An instantaneous facebook “Like” attitude has influenced this new generation of designers and consumers who respond instinctively to personal choice, and are now reducing many decisions to a single binary reponse – ‘Like’ or ignore. We now respond to content in the most basic sense and quickly absorb messages. Images and information are posted and reposted, tweeted, retweeted and reappropriated in a never-ending search for ‘the new’ or the next, often in the quickest medium possible.

The way we embrace and consume the online world through our digital desktops can create opposing and often random elements, especially with throw-away files like screen-grabs. The spontaneity of collecting imagery on your personal computer creates this digital scrapbook approach to visual life. This culture is evident in the work of graphic designer Elvira Barriga, whose project ‘The tree of knowledge of good and evil’ consist of merged images of seemingly unrelated ‘grabbed’ imagery.

I’m undecided what this means for actual scrapbooks, and the creation of future physical ephemera which is now surely in decline because of this digital way of collection and storage. Does it mean people are no longer keeping written diaries; instead writing blogs? What does this mean for example, for handwriting and other idiosyncrasies that are so important to pinpoint the era they are created in?

It can also be a question of permanence vs temporary. You could say that written diaries, scrapbooks, analogue photographs, have far more permanence than anything digital; and it’s one reason my mother cannot fathom why I have a Facebook of thousands of photos, and not one real photo album, while she has shelves of them. ‘What if they get deleted?’ She asks. ‘What if there’s a fire?’ I say.

In many ways, digital ephemera can be more permanent than anything physical. It’s almost impossible to permanently delete something entirely from the internet; there will always be a ghost of it somewhere, thousands of reflections of it floating around. A sketchbook, a diary, is so precious, it is a unique thing; digital files are so commonplace in comparison; perhaps that’s why this digital scrapbook culture is taking such shape because it feels so throwaway, so temporary, that things barely register.

Examples of this digital scrapbooking culture are springing up everywhere. Pinterest and FFFound.com, both currently invitation only, are to all intents and purposes visual bookmarking tools, creating a personal curated collection of the internet without losing the original source, with the opportunity to repost and share findings. It’s this social aspect which has made the newer Pinterest so successful in it’s early days; an almost twitter-like ‘follower count’, being able to re-pin and comment, and the fact it feels very user friendly and almost visually in a scrapbook has made it extremely popular with people who work visually; artists, designers, bloggers.
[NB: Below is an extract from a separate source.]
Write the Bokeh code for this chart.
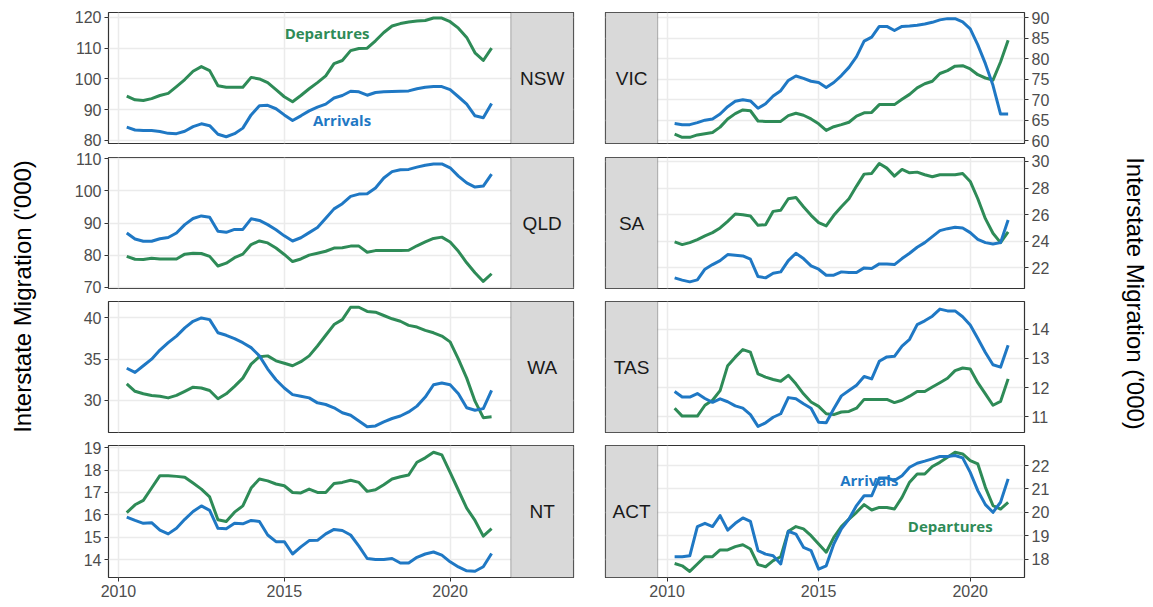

Tumblr is also a good example of the posting and reposting culture; fast paced publishing from other sources, the most basic form of blogging you can get.

Increasingly, the divide between the digital and the physical is becoming blurred, so that ideas such as this ‘digital scrapbook’ can be transferred to something tangible. Supermarket Sarah is representative of this; her shop is a jpg image of her physical, actual-real-life decorated living room wall – with click-to-buy functionality. The “walls” have now appeared in brick-and-mortar stores as well as in the virtual realm. In Selfridges, her installation duplicates the webpage layout but holds real items. This visual-merchandising-as-screengrab approach creates a seamless experience between online and offline retail spaces, and is something that brands, especially fashion retail, really need to take note of.

Is this the end of the physical scrapbook, the physical photo album? Perhaps not quite. There is a movement, called ‘Slow Media’, which rejects all forms of modern communication, in order to slow down life; writing letters not emails, polaroids not digital photos, diaries not blogs, and Monotasking – the belief that multitasking is in fact destroying our concentration spans.

Whatever your opinion on this digital scrapbooking culture, it is definitely something which is changing the way we digest and interact with media; however time will tell if it is progress or not.